08:26, April 12, 2012

BEIJING, April 11 (Xinhua) -- Chinese music writers are enraged over a draft amendment to the copyright law as they believe it would diminish their professional rights if passed.

However, legal experts suggest the writers misunderstand the draft and are overreacting.

The National Copyright Administration published the draft amendment at its website on March 31 to seek public feedback.

Article 46 of the draft stipulates that sound recording producers may use a music work from another record product, which has already been published for more than three months, in their own records without having to obtain the consent from the music copyright holder, as long as they report to relevant government authorities and pay fair compensation.

Moreover, the draft provides that if the copyright holder does not state otherwise, the royalty for such use will be collected through copyright collective management organizations.

"The draft is a possible deprivation of music writers' copyright interests as well as our rights to dispose our own properties," Gao Xiaosong, a famous music writer, wrote on Sina Weibo, a popular Chinese microblogging site on Wednesday.

Gao also posted online a petition signed by more than 20 popular music writers and singers, including Xiao Ke, Zhang Chu, Han Geng and Sandee Chan, urging authorities to revise relevant provisions in the draft.

"Music writers' creations are put at the mercy of others and they don't even have the right to price their works. If the provisions were passed, that would undermine the music writers' enthusiasm and even China's music industry," Song Ke, chief executive officer of Taihe Rye, a renowned record company based in Beijing, was quoted as saying in Tuesday's China Youth Daily.

A "grace period" of three months for the musicians to exercise their exclusive rights is believed too short to encourage creative work.

It may take a period much longer than three months for a good song to become popular, said music critic Li Guangping.

Industry insiders also worry that the provisions will cripple record companies' willingness to invest in music record promotion.

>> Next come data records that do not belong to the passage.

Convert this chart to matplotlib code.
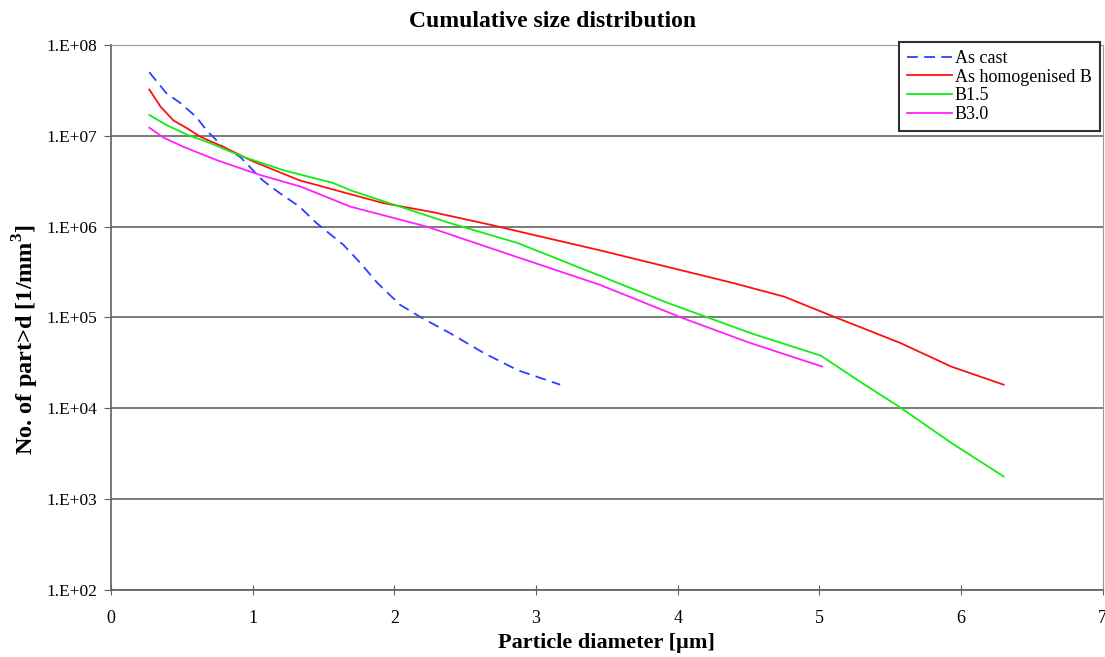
import numpy as np
import matplotlib
matplotlib.use("Agg")
import matplotlib.pyplot as plt
from matplotlib.ticker import FixedLocator, FixedFormatter

# Cumulative number of particles larger than d, per mm^3
cast_d = [0.27, 0.39, 0.49, 0.60, 0.68, 0.79, 0.91, 1.07, 1.19, 1.33, 1.45,
          1.64, 1.76, 1.88, 2.04, 2.20, 2.39, 2.63, 2.87, 3.17]
cast_log = [7.70, 7.47, 7.36, 7.21, 7.05, 6.88, 6.77, 6.51, 6.37, 6.22, 6.04,
            5.80, 5.60, 5.38, 5.14, 4.99, 4.83, 4.61, 4.42, 4.26]

homog_d = [0.27, 0.35, 0.44, 0.54, 0.63, 0.79, 1.00, 1.33, 1.92, 2.27, 2.68,
           2.98, 3.45, 3.92, 4.39, 4.75, 5.10, 5.57, 5.93, 6.30]
homog_log = [7.51, 7.32, 7.17, 7.08, 6.99, 6.88, 6.72, 6.51, 6.26, 6.16, 6.02,
             5.91, 5.74, 5.56, 5.38, 5.23, 5.01, 4.72, 4.46, 4.26]

b15_d = [0.27, 0.39, 0.54, 0.70, 0.93, 1.22, 1.57, 1.69, 2.39, 2.87, 3.45,
         3.93, 4.23, 4.51, 5.01, 5.27, 5.57, 5.93, 6.30]
b15_log = [7.23, 7.12, 7.01, 6.92, 6.77, 6.62, 6.48, 6.40, 6.04, 5.82, 5.46,
           5.16, 4.99, 4.83, 4.58, 4.31, 4.01, 3.62, 3.25]

b30_d = [0.27, 0.37, 0.51, 0.75, 1.05, 1.34, 1.69, 2.23, 2.80, 3.45, 4.04,
         4.51, 5.02]
b30_log = [7.09, 6.98, 6.88, 6.73, 6.57, 6.44, 6.22, 6.00, 5.70, 5.36, 4.99,
           4.72, 4.46]

labels = ["As cast", "As homogenised B", "B1.5", "B3.0"]
ytick_labels = ["1.E+02", "1.E+03", "1.E+04", "1.E+05", "1.E+06", "1.E+07", "1.E+08"]

plt.rcParams['font.family'] = ['Liberation Serif', 'DejaVu Serif']

fig = plt.figure(figsize=(11.05, 6.57), dpi=100)
ax = fig.add_axes([0.1005, 0.102, 0.8975, 0.8295])

ax.plot(cast_d, 10 ** np.array(cast_log), color='#2f3fff', lw=1.3,
        dashes=(6, 3.5), label=labels[0])
ax.plot(homog_d, 10 ** np.array(homog_log), color='#ff1010', lw=1.3, label=labels[1])
ax.plot(b15_d, 10 ** np.array(b15_log), color='#10ee10', lw=1.3, label=labels[2])
ax.plot(b30_d, 10 ** np.array(b30_log), color='#ff20ff', lw=1.3, label=labels[3])

ax.set_yscale('log')
ax.set_xlim(0, 7)
ax.set_ylim(1e2, 1e8)
ax.yaxis.set_major_locator(FixedLocator([10.0 ** k for k in range(2, 9)]))
ax.yaxis.set_major_formatter(FixedFormatter(ytick_labels))
ax.yaxis.set_minor_locator(FixedLocator([]))
ax.set_xticks(range(8))

ax.grid(axis='y', color='#7a7a7a', lw=1.4)
ax.set_axisbelow(True)
for side in ['top', 'right']:
    ax.spines[side].set_color('#9a9a9a')
for side in ['left', 'bottom']:
    ax.spines[side].set_color('#606060')
    ax.spines[side].set_linewidth(1.2)

ax.tick_params(axis='y', direction='out', length=5, labelsize=12.5, color='#606060', pad=5)
ax.tick_params(axis='x', direction='inout', length=7, labelsize=13, color='#606060', pad=11)

fig.suptitle("Cumulative size distribution", x=0.5, y=0.968, va='center',
             fontsize=17, fontweight='bold')
ax.set_xlabel("Particle diameter [\u00b5m]", fontsize=16, fontweight='bold', labelpad=4)
ax.set_ylabel("No. of part>d [1/mm$^\\mathregular{3}$]", fontsize=17.5, fontweight='bold')
ax.yaxis.set_label_coords(-0.071, 0.459)

leg = ax.legend(loc='upper right', bbox_to_anchor=(0.997, 1.006), fontsize=13,
                handlelength=2.5, handletextpad=0.15, borderaxespad=0.0,
                labelspacing=0.1, fancybox=False, framealpha=1.0,
                borderpad=0.45)
leg.get_frame().set_edgecolor('#303030')
leg.get_frame().set_linewidth(1.5)

fig.savefig("out.png", dpi=100)
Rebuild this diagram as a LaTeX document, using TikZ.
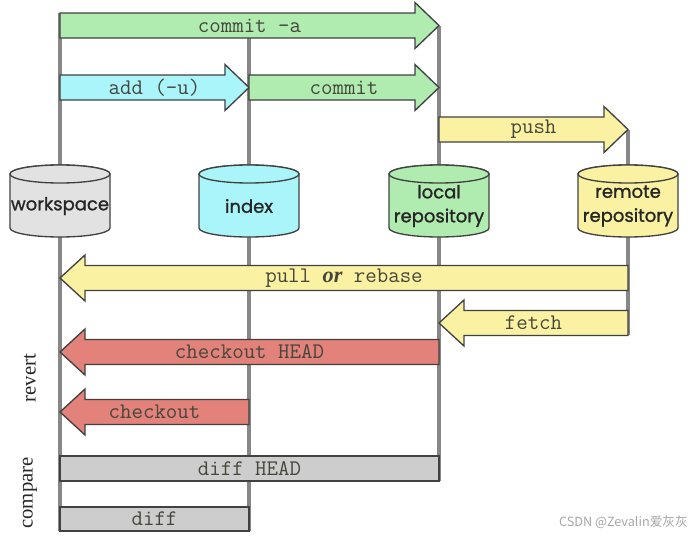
\documentclass[tikz,border=0pt]{standalone}
\usepackage{fontspec}
\usetikzlibrary{calc,backgrounds}
\newfontfamily\monofont{Latin Modern Mono}
\newfontfamily\roundfont{Poppins}[FakeBold=1.2]
\newfontfamily\seriffont{Liberation Serif}
\newfontfamily\cjk{Noto Sans CJK SC}

\definecolor{lanegray}{RGB}{135,135,135}
\definecolor{edgegray}{RGB}{65,65,65}
\definecolor{txtgray}{RGB}{70,70,60}
\definecolor{wsgray}{RGB}{226,226,226}
\definecolor{idxcyan}{RGB}{170,245,250}
\definecolor{locgreen}{RGB}{176,236,176}
\definecolor{remyellow}{RGB}{250,242,162}
\definecolor{revred}{RGB}{226,130,122}
\definecolor{boxgray}{RGB}{205,205,205}

\tikzset{
  lane/.style={draw=lanegray,line width=2.4pt},
  blockarrow/.style={draw=edgegray,line width=1pt,line join=miter},
  cmd/.style={font=\monofont\fontsize{16.7}{18}\selectfont,text=txtgray,inner sep=0pt},
  store/.style={font=\roundfont\fontsize{13.5}{18}\selectfont,text=black!85,align=center,inner sep=0pt},
  side/.style={font=\seriffont\fontsize{15.5}{18}\selectfont,text=black!85,rotate=90,inner sep=0pt},
  wmark/.style={font=\cjk\fontsize{9.5}{11}\selectfont,text=black!35,inner sep=0pt}
}

% cylinder: name, x, colour, text
\newcommand{\storage}[4]{%
  \draw[blockarrow,fill=#3] (#2-50,174) -- (#2-50,228)
    arc[start angle=180,end angle=0,x radius=50,y radius=9] -- (#2+50,174)
    arc[start angle=0,end angle=-180,x radius=50,y radius=9] -- cycle;
  \draw[blockarrow,fill=#3] (#2,174) ellipse[x radius=50,y radius=9];
  \node[store] (#1) at (#2,206) {#4};}

% arrow to the right: name, from, to, row, colour, label
\newcommand{\toright}[6]{%
  \path (#2 |- 0,#4) coordinate (#1-s) (#3 |- 0,#4) coordinate (#1-e);
  \draw[blockarrow,fill=#5] ($(#1-s)+(0,-12.5)$) -- ($(#1-e)+(-24,-12.5)$)
    -- ($(#1-e)+(-24,-23)$) -- (#1-e) -- ($(#1-e)+(-24,23)$)
    -- ($(#1-e)+(-24,12.5)$) -- ($(#1-s)+(0,12.5)$) -- cycle;
  \node[cmd] (#1) at ($(#1-s)!.5!(#1-e)$) {#6};}

% arrow to the left: name, from, to, row, colour, label
\newcommand{\toleft}[6]{%
  \path (#2 |- 0,#4) coordinate (#1-s) (#3 |- 0,#4) coordinate (#1-e);
  \draw[blockarrow,fill=#5] ($(#1-s)+(0,-12.5)$) -- ($(#1-e)+(25,-12.5)$)
    -- ($(#1-e)+(25,-23)$) -- (#1-e) -- ($(#1-e)+(25,23)$)
    -- ($(#1-e)+(25,12.5)$) -- ($(#1-s)+(0,12.5)$) -- cycle;
  \node[cmd] (#1) at ($(#1-s)!.5!(#1-e)$) {#6};}

\begin{document}
\begin{tikzpicture}[x=0.75pt,y=-0.75pt]
\useasboundingbox (0,0) rectangle (693,536);

\storage{ws}{60}{wsgray}{workspace}
\storage{idx}{249}{idxcyan}{index}
\storage{loc}{439}{locgreen}{local\\repository}
\storage{rem}{628}{remyellow}{remote\\repository}

\begin{scope}[on background layer]
\draw[lane] (ws |- 0,13) -- (ws |- 0,531);
\draw[lane] (idx |- 0,38) -- (idx |- 0,531);
\draw[lane] (loc |- 0,26) -- (loc |- 0,481);
\draw[lane] (rem |- 0,129.5) -- (rem |- 0,335);
\end{scope}

\toright{cma}{ws}{loc}{25.5}{locgreen}{commit -a}
\toright{add}{ws}{idx}{87.5}{idxcyan}{add (-u)}
\toright{cmt}{idx}{loc}{87.5}{locgreen}{commit}
\toright{push}{loc}{rem}{129.5}{remyellow}{push}
\toleft{pull}{rem}{ws}{278}{remyellow}{pull {\seriffont\bfseries\itshape or} rebase}
\toleft{fetch}{rem}{loc}{323}{remyellow}{fetch}
\toleft{coh}{loc}{ws}{352}{revred}{checkout HEAD}
\toleft{co}{idx}{ws}{412}{revred}{checkout}

\draw[blockarrow,fill=boxgray] (ws |- 0,456) rectangle (loc |- 0,481);
\node[cmd] (dhead) at ($(ws |- 0,468.5)!.5!(loc |- 0,468.5)$) {diff HEAD};
\draw[blockarrow,fill=boxgray] (ws |- 0,507) rectangle (idx |- 0,531);
\node[cmd] (diff) at ($(ws |- 0,519)!.5!(idx |- 0,519)$) {diff};

\node[side] (revert) at (30,378) {revert};
\node[side] (compare) at (30,493) {compare};

\node[wmark,anchor=east] (csdn) at (688,522) {CSDN @Zevalin爱灰灰};
\end{tikzpicture}
\end{document}
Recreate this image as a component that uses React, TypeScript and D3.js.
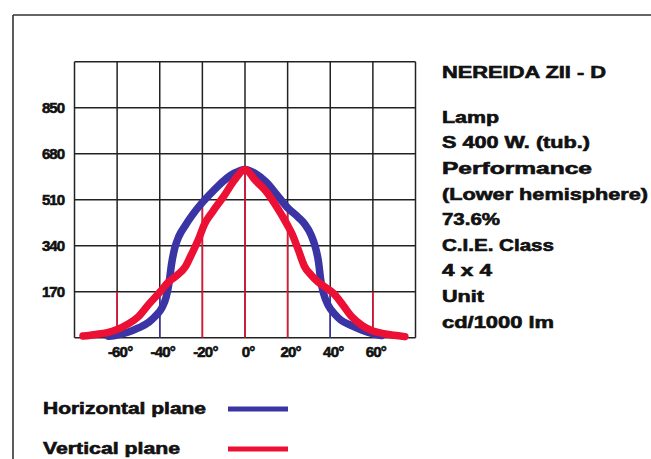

However, Xu Chunming, a professor at Shanghai University specializing in intellectual property rights, said music writers might misunderstand the draft amendment.

The use of music works in published records without the authors' consent is part of a system of copyright statutory license already in effect.

It is already provided in the current copyright law, and the only difference is that the draft has deleted the provision in the current law that music writers may stop such use by explicit statement, Xu wrote in an article published on his blog site.

Xu suggested that the draft maintain the objection clause in case a music work is used against the author's will.

However, the Music Copyright Society of China, a music copyright collective management organization, argued that a statutory license system is an international common practice that prevents monopoly attempts of record companies.

A provision that allows the copyright holders' veto may undermine the entire statutory license system, the organization said in a statement posted on its website.

The National Copyright Administration said the musicians' opinions will be respected but it will also listen to people from other circles.

An anonymous official of the administration told the newspaper Beijing News that the administration will reply to the public comments later this month.